A vendor inspects fresh produce on a stall at a fruit market as day breaks in the Lugbe district of Abuja, Nigeria. (KC Nwakalor/Bloomberg via Getty Images)
The sustainable development goals are the United Nations’ grand plans to solve global inequality. If these goals are met, then by 2030 there will be no poverty; no one will go hungry; and we will all have access to quality education and healthcare and employment, while breathing clean air in a world at peace with itself.
It is a beautiful dream — but it has never been further away. This week, the Gates Foundation released its annual Goalkeepers report, which tracks how much progress is being made towards these goals.
“I knew it was going to be bad,” said Cheick Oumar Seydi, the foundation’s Africa director, in an interview with the Mail & Guardian. But he wasn’t expecting it to be this bad.
The headline findings include:
- In nearly every indicator, progress towards the goals has halted or reversed this year;
- Extreme poverty has increased by 7%. That’s an additional 37-million people living on less than $1.90 a day. This reverses a 20-year streak of positive progress; and
- Vaccine coverage — a good proxy for the effectiveness of health systems — is dropping to levels last seen in the 1990s. “In other words, we’ve been set back about 25 years in about 25 weeks,” the report says.
The primary reason for these dramatic reverses is, of course, the Covid-19 pandemic, which — as well as being a public-health emergency in its own right — has devastated primary healthcare systems, tanked the global economy, shut down schools all over the world and forced millions of people to go without food. “The ripple effects of Covid-19 have stopped 20 years of progress,” the report concludes.
There is a caveat: given the urgency of the situation, this year’s Goalkeepers report has been compiled with much greater haste than usual. This means that the numbers are not as solid as in previous editions, and rely more on estimates and projections. But Seydi says that if the real numbers are anywhere close to those in the report, “the ripple effects are just catastrophic”.
Seydi’s focus now is on how to mitigate these catastrophes. He has considerable resources at his disposal. Like it or not, the Gates Foundation has a major say on the direction of global development. Much of its $5-billion annual budget is spent in Africa, and its grants underpin health networks and disease eradication efforts across the continent. It is the only entity that is not a country to have voting rights at the World Health Organisation.
But this won’t be enough.

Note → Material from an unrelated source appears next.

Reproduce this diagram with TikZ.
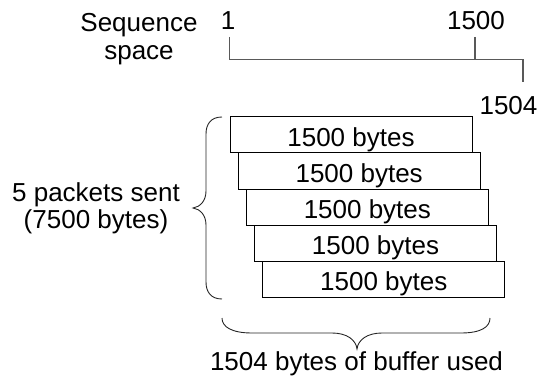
\documentclass[tikz,border=0pt]{standalone}
\usepackage{fontspec}
\setmainfont{Liberation Sans}
\usetikzlibrary{calc}
\begin{document}
\begin{tikzpicture}[x=1pt,y=-1pt,
  lbl/.style={font=\fontsize{26}{28.3}\selectfont, inner sep=0pt},
  pkt/.style={draw=black, line width=0.9pt, minimum width=242pt, minimum height=36pt, inner sep=0pt, anchor=north west},
  axisline/.style={draw=black!65, line width=1.1pt},
  brc/.style={draw=black!85, line width=0.9pt}]
\useasboundingbox (0,0) rectangle (538,385);
% sequence space axis
\coordinate (a1) at (229.5,37);
\coordinate (a1b) at (229.5,59.5);
\coordinate (a2) at (475,37);
\coordinate (a2b) at (475,59.5);
\coordinate (a3) at (523,59.5);
\coordinate (a3b) at (523,82);
\draw[axisline] (a1) -- (a1b) -- (a3) -- (a3b);
\draw[axisline] (a2) -- (a2b);
\node[lbl, anchor=base] (n1) at (228,29.5) {1};
\node[lbl, anchor=base] (n1500) at (476,30) {1500};
\node[lbl, anchor=base] (n1504) at (508.5,115) {1504};
\node[lbl, align=center, anchor=base] (seq) at (139,60) {Sequence\\space};
% packets
\foreach \i/\xx/\yy in {1/229.5/116.5, 2/237.7/152.5, 3/245.9/188.5, 4/254.1/224.5, 5/262.3/260.5}{
  \node[pkt] (p\i) at (\xx,\yy) {};
  \node[lbl, anchor=base] (t\i) at ($(p\i.south)+(0,-7)$) {1500 bytes};
}
% left brace
\coordinate (lb1) at (222,117);
\coordinate (lbt) at (193,208);
\coordinate (lb2) at (222,299);
\draw[brc] (lb1) .. controls (211,117) and (206,124) .. (206,134) -- (206,191)
  .. controls (206,201) and (200,207) .. (lbt)
  .. controls (200,209) and (206,215) .. (206,225) -- (206,282)
  .. controls (206,292) and (211,299) .. (lb2);
\node[lbl, font=\fontsize{26}{26.6}\selectfont, align=center, anchor=base] (sent) at (96,228.3) {5 packets sent\\(7500 bytes)};
% bottom brace
\coordinate (bb1) at (222,318);
\coordinate (bbt) at (357,349);
\coordinate (bb2) at (490,318);
\draw[brc] (bb1) .. controls (222,327) and (232,333) .. (252,333) -- (332,333)
  .. controls (347,333) and (356,340) .. (bbt)
  .. controls (358,340) and (367,333) .. (382,333) -- (461,333)
  .. controls (481,333) and (490,327) .. (bb2);
\node[lbl, anchor=base] (buf) at (356.5,370) {1504 bytes of buffer used};
\end{tikzpicture}
\end{document}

To make a meaningful difference — especially as major powers such as the United States and the United Kingdom scale back their development efforts — Seydi believes that the Gates Foundation must use its influence to forge new partnerships and bring in the private sector, which “is far more powerful than some people actually know”.
Critics argue that the Gates Foundation itself is more powerful than people know — and dangerously so, giving it too much influence over global public-health policy, especially in Africa, where many countries are not powerful enough to dictate the terms of their engagement with the organisation.

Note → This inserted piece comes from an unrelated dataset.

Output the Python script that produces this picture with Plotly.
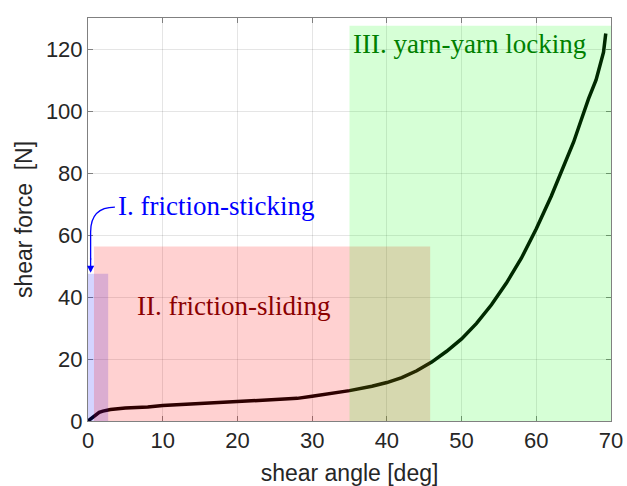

Seydi rejects this criticism.
“At the Gates Foundation, we follow an Africa-led and Africa-owned agenda, meaning that, based on the lessons of development, you cannot implement something that makes a difference unless it is something that your stakeholders buy into,” he says.
“So, when we do our things, we want to make sure it works for the people that we are set out to support, not just sending them something that may not work.
“I always ask myself: What is the alternative? … If you’re committed to making a difference, you make it.”